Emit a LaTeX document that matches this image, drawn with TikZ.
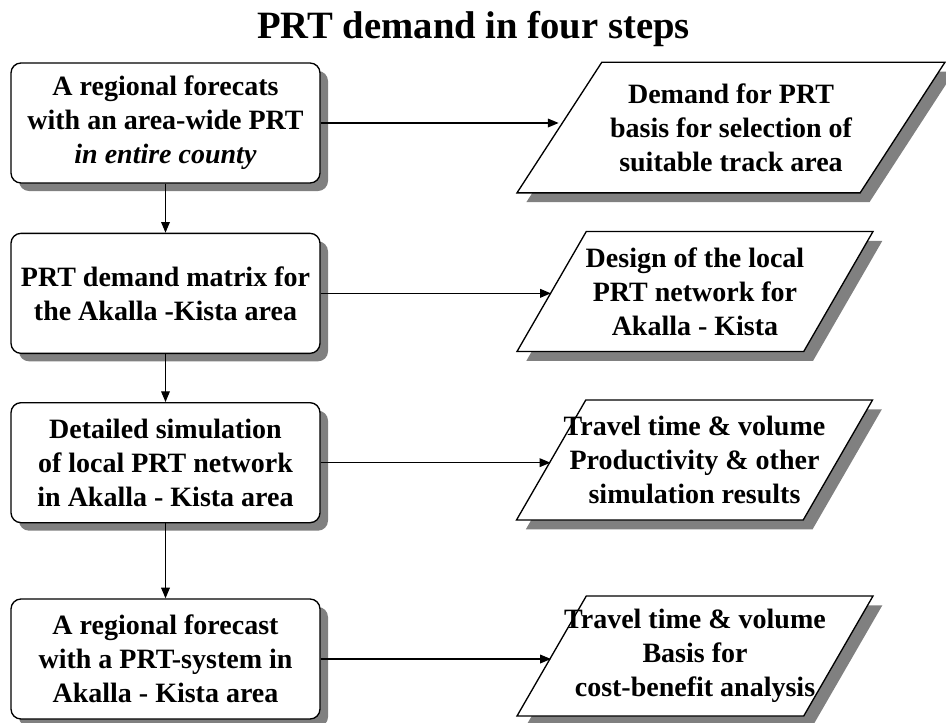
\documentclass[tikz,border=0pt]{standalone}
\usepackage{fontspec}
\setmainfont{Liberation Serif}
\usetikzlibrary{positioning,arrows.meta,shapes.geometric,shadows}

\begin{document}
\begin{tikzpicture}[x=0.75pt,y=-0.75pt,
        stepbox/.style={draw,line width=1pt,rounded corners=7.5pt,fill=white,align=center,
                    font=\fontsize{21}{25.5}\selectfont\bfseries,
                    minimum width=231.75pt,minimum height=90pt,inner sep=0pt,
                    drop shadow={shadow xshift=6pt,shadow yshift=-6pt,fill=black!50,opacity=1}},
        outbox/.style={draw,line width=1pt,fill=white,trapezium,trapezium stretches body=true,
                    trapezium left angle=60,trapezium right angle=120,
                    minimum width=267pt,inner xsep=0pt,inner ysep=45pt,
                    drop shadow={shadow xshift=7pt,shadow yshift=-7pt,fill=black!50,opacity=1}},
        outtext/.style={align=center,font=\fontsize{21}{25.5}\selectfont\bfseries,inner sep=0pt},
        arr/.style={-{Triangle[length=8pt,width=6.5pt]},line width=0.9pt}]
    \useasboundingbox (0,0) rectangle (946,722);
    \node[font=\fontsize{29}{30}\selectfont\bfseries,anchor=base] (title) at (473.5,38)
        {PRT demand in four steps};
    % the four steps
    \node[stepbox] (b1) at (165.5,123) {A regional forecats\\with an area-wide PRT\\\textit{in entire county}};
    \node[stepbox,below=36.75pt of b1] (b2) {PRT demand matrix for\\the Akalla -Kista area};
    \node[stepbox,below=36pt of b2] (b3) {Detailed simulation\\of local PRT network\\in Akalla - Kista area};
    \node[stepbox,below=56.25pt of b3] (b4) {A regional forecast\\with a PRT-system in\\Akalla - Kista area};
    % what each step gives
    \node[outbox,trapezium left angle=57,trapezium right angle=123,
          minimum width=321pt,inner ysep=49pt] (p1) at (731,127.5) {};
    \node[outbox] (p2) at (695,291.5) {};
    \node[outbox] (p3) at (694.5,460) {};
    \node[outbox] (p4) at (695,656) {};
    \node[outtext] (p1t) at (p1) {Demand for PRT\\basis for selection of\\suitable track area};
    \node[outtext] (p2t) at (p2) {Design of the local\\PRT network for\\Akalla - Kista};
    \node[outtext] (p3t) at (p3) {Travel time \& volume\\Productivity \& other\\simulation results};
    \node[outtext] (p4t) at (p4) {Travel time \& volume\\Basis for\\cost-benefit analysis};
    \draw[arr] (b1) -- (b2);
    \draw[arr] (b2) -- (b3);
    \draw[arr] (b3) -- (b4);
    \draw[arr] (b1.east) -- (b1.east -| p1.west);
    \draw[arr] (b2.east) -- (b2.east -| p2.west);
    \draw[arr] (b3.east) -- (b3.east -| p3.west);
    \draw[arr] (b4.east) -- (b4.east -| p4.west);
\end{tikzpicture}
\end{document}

Task details: Are you able to set down all the lines above exactly, without any pictures?

Result of the exercise:
Emit a LaTeX document that matches this image, drawn with TikZ.
\documentclass[tikz,border=0pt]{standalone}
\usepackage{fontspec}
\setmainfont{Liberation Serif}
\usetikzlibrary{positioning,arrows.meta,shapes.geometric,shadows}

\begin{document}
\begin{tikzpicture}[x=0.75pt,y=-0.75pt,
        stepbox/.style={draw,line width=1pt,rounded corners=7.5pt,fill=white,align=center,
                    font=\fontsize{21}{25.5}\selectfont\bfseries,
                    minimum width=231.75pt,minimum height=90pt,inner sep=0pt,
                    drop shadow={shadow xshift=6pt,shadow yshift=-6pt,fill=black!50,opacity=1}},
        outbox/.style={draw,line width=1pt,fill=white,trapezium,trapezium stretches body=true,
                    trapezium left angle=60,trapezium right angle=120,
                    minimum width=267pt,inner xsep=0pt,inner ysep=45pt,
                    drop shadow={shadow xshift=7pt,shadow yshift=-7pt,fill=black!50,opacity=1}},
        outtext/.style={align=center,font=\fontsize{21}{25.5}\selectfont\bfseries,inner sep=0pt},
        arr/.style={-{Triangle[length=8pt,width=6.5pt]},line width=0.9pt}]
    \useasboundingbox (0,0) rectangle (946,722);
    \node[font=\fontsize{29}{30}\selectfont\bfseries,anchor=base] (title) at (473.5,38)
        {PRT demand in four steps};
    % the four steps
    \node[stepbox] (b1) at (165.5,123) {A regional forecats\\with an area-wide PRT\\\textit{in entire county}};
    \node[stepbox,below=36.75pt of b1] (b2) {PRT demand matrix for\\the Akalla -Kista area};
    \node[stepbox,below=36pt of b2] (b3) {Detailed simulation\\of local PRT network\\in Akalla - Kista area};
    \node[stepbox,below=56.25pt of b3] (b4) {A regional forecast\\with a PRT-system in\\Akalla - Kista area};
    % what each step gives
    \node[outbox,trapezium left angle=57,trapezium right angle=123,
          minimum width=321pt,inner ysep=49pt] (p1) at (731,127.5) {};
    \node[outbox] (p2) at (695,291.5) {};
    \node[outbox] (p3) at (694.5,460) {};
    \node[outbox] (p4) at (695,656) {};
    \node[outtext] (p1t) at (p1) {Demand for PRT\\basis for selection of\\suitable track area};
    \node[outtext] (p2t) at (p2) {Design of the local\\PRT network for\\Akalla - Kista};
    \node[outtext] (p3t) at (p3) {Travel time \& volume\\Productivity \& other\\simulation results};
    \node[outtext] (p4t) at (p4) {Travel time \& volume\\Basis for\\cost-benefit analysis};
    \draw[arr] (b1) -- (b2);
    \draw[arr] (b2) -- (b3);
    \draw[arr] (b3) -- (b4);
    \draw[arr] (b1.east) -- (b1.east -| p1.west);
    \draw[arr] (b2.east) -- (b2.east -| p2.west);
    \draw[arr] (b3.east) -- (b3.east -| p3.west);
    \draw[arr] (b4.east) -- (b4.east -| p4.west);
\end{tikzpicture}
\end{document}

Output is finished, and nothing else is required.